EXERCISE PROMPT
All the data should be repeated exactly. Any image in it is left out.
======== DATA PROVIDED
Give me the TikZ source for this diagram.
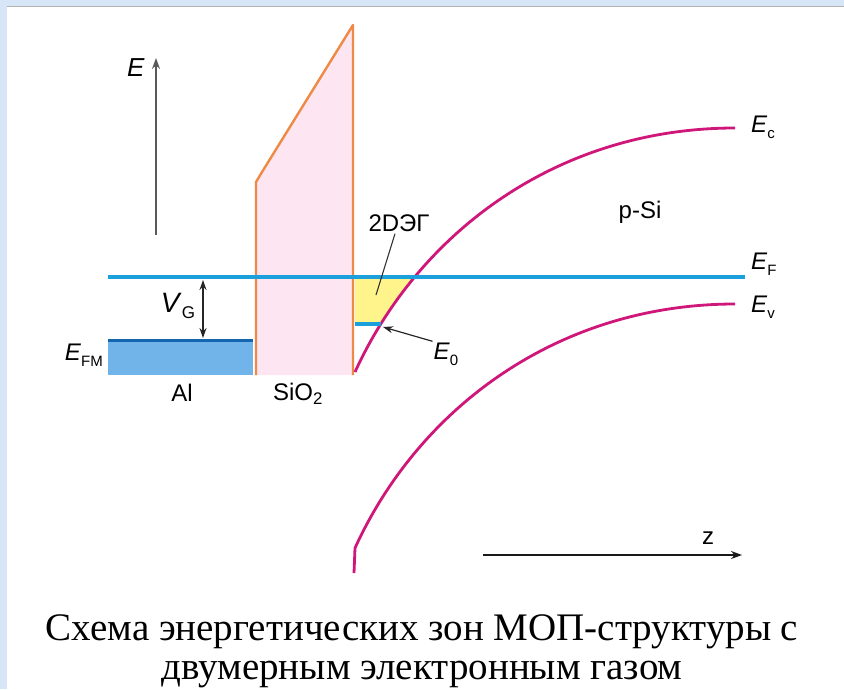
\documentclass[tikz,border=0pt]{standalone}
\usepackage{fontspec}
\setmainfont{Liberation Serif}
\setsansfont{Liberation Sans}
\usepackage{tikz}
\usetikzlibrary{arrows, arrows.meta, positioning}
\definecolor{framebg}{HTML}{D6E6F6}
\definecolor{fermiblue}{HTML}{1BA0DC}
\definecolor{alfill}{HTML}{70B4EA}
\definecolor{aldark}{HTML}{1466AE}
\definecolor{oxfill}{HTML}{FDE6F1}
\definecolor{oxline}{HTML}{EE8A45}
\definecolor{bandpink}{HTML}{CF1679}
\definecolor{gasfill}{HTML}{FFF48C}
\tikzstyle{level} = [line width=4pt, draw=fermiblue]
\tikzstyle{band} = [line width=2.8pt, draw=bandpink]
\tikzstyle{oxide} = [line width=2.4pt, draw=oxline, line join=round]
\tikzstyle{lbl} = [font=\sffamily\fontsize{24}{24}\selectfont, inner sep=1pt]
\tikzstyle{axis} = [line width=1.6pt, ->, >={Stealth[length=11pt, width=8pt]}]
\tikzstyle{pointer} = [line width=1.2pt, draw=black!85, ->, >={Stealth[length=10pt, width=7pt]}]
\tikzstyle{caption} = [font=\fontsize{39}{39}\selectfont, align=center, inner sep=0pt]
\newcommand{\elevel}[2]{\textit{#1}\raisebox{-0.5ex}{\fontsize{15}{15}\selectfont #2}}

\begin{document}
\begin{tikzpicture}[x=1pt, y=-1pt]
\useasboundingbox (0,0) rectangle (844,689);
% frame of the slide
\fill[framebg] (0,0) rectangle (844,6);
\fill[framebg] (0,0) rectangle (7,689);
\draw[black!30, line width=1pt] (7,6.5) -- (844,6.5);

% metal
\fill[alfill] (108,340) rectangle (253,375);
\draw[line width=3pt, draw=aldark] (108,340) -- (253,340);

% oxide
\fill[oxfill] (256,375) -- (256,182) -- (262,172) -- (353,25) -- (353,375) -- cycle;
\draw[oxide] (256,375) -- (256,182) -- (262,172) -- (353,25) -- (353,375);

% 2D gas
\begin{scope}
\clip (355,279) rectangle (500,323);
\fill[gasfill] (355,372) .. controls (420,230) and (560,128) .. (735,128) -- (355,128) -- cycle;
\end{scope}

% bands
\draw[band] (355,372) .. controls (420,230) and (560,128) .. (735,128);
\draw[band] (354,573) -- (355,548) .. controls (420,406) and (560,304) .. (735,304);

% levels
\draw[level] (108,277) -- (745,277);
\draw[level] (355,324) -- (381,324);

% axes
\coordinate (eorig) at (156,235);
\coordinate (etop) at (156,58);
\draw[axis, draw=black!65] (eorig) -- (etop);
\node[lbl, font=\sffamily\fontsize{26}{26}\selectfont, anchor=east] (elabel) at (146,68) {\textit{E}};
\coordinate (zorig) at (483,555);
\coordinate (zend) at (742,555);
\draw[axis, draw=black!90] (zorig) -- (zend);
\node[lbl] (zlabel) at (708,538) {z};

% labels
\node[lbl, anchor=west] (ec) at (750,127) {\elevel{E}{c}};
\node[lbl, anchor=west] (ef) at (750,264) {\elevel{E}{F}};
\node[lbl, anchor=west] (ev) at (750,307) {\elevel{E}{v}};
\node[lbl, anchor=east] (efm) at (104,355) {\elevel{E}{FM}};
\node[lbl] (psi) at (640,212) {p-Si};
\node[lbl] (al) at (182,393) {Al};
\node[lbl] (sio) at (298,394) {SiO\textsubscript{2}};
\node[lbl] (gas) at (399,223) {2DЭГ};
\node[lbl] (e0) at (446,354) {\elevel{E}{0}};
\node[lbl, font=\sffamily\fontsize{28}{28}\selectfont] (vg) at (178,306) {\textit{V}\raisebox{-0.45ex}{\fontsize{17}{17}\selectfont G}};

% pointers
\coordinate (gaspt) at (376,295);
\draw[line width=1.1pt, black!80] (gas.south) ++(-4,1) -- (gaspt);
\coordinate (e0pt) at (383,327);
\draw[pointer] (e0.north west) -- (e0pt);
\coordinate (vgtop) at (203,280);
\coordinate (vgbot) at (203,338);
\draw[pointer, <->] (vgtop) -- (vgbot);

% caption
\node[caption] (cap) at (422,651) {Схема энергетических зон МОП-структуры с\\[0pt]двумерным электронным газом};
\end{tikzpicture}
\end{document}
================
RESULT
Give me the TikZ source for this diagram.
\documentclass[tikz,border=0pt]{standalone}
\usepackage{fontspec}
\setmainfont{Liberation Serif}
\setsansfont{Liberation Sans}
\usepackage{tikz}
\usetikzlibrary{arrows, arrows.meta, positioning}
\definecolor{framebg}{HTML}{D6E6F6}
\definecolor{fermiblue}{HTML}{1BA0DC}
\definecolor{alfill}{HTML}{70B4EA}
\definecolor{aldark}{HTML}{1466AE}
\definecolor{oxfill}{HTML}{FDE6F1}
\definecolor{oxline}{HTML}{EE8A45}
\definecolor{bandpink}{HTML}{CF1679}
\definecolor{gasfill}{HTML}{FFF48C}
\tikzstyle{level} = [line width=4pt, draw=fermiblue]
\tikzstyle{band} = [line width=2.8pt, draw=bandpink]
\tikzstyle{oxide} = [line width=2.4pt, draw=oxline, line join=round]
\tikzstyle{lbl} = [font=\sffamily\fontsize{24}{24}\selectfont, inner sep=1pt]
\tikzstyle{axis} = [line width=1.6pt, ->, >={Stealth[length=11pt, width=8pt]}]
\tikzstyle{pointer} = [line width=1.2pt, draw=black!85, ->, >={Stealth[length=10pt, width=7pt]}]
\tikzstyle{caption} = [font=\fontsize{39}{39}\selectfont, align=center, inner sep=0pt]
\newcommand{\elevel}[2]{\textit{#1}\raisebox{-0.5ex}{\fontsize{15}{15}\selectfont #2}}

\begin{document}
\begin{tikzpicture}[x=1pt, y=-1pt]
\useasboundingbox (0,0) rectangle (844,689);
% frame of the slide
\fill[framebg] (0,0) rectangle (844,6);
\fill[framebg] (0,0) rectangle (7,689);
\draw[black!30, line width=1pt] (7,6.5) -- (844,6.5);

% metal
\fill[alfill] (108,340) rectangle (253,375);
\draw[line width=3pt, draw=aldark] (108,340) -- (253,340);

% oxide
\fill[oxfill] (256,375) -- (256,182) -- (262,172) -- (353,25) -- (353,375) -- cycle;
\draw[oxide] (256,375) -- (256,182) -- (262,172) -- (353,25) -- (353,375);

% 2D gas
\begin{scope}
\clip (355,279) rectangle (500,323);
\fill[gasfill] (355,372) .. controls (420,230) and (560,128) .. (735,128) -- (355,128) -- cycle;
\end{scope}

% bands
\draw[band] (355,372) .. controls (420,230) and (560,128) .. (735,128);
\draw[band] (354,573) -- (355,548) .. controls (420,406) and (560,304) .. (735,304);

% levels
\draw[level] (108,277) -- (745,277);
\draw[level] (355,324) -- (381,324);

% axes
\coordinate (eorig) at (156,235);
\coordinate (etop) at (156,58);
\draw[axis, draw=black!65] (eorig) -- (etop);
\node[lbl, font=\sffamily\fontsize{26}{26}\selectfont, anchor=east] (elabel) at (146,68) {\textit{E}};
\coordinate (zorig) at (483,555);
\coordinate (zend) at (742,555);
\draw[axis, draw=black!90] (zorig) -- (zend);
\node[lbl] (zlabel) at (708,538) {z};

% labels
\node[lbl, anchor=west] (ec) at (750,127) {\elevel{E}{c}};
\node[lbl, anchor=west] (ef) at (750,264) {\elevel{E}{F}};
\node[lbl, anchor=west] (ev) at (750,307) {\elevel{E}{v}};
\node[lbl, anchor=east] (efm) at (104,355) {\elevel{E}{FM}};
\node[lbl] (psi) at (640,212) {p-Si};
\node[lbl] (al) at (182,393) {Al};
\node[lbl] (sio) at (298,394) {SiO\textsubscript{2}};
\node[lbl] (gas) at (399,223) {2DЭГ};
\node[lbl] (e0) at (446,354) {\elevel{E}{0}};
\node[lbl, font=\sffamily\fontsize{28}{28}\selectfont] (vg) at (178,306) {\textit{V}\raisebox{-0.45ex}{\fontsize{17}{17}\selectfont G}};

% pointers
\coordinate (gaspt) at (376,295);
\draw[line width=1.1pt, black!80] (gas.south) ++(-4,1) -- (gaspt);
\coordinate (e0pt) at (383,327);
\draw[pointer] (e0.north west) -- (e0pt);
\coordinate (vgtop) at (203,280);
\coordinate (vgbot) at (203,338);
\draw[pointer, <->] (vgtop) -- (vgbot);

% caption
\node[caption] (cap) at (422,651) {Схема энергетических зон МОП-структуры с\\[0pt]двумерным электронным газом};
\end{tikzpicture}
\end{document}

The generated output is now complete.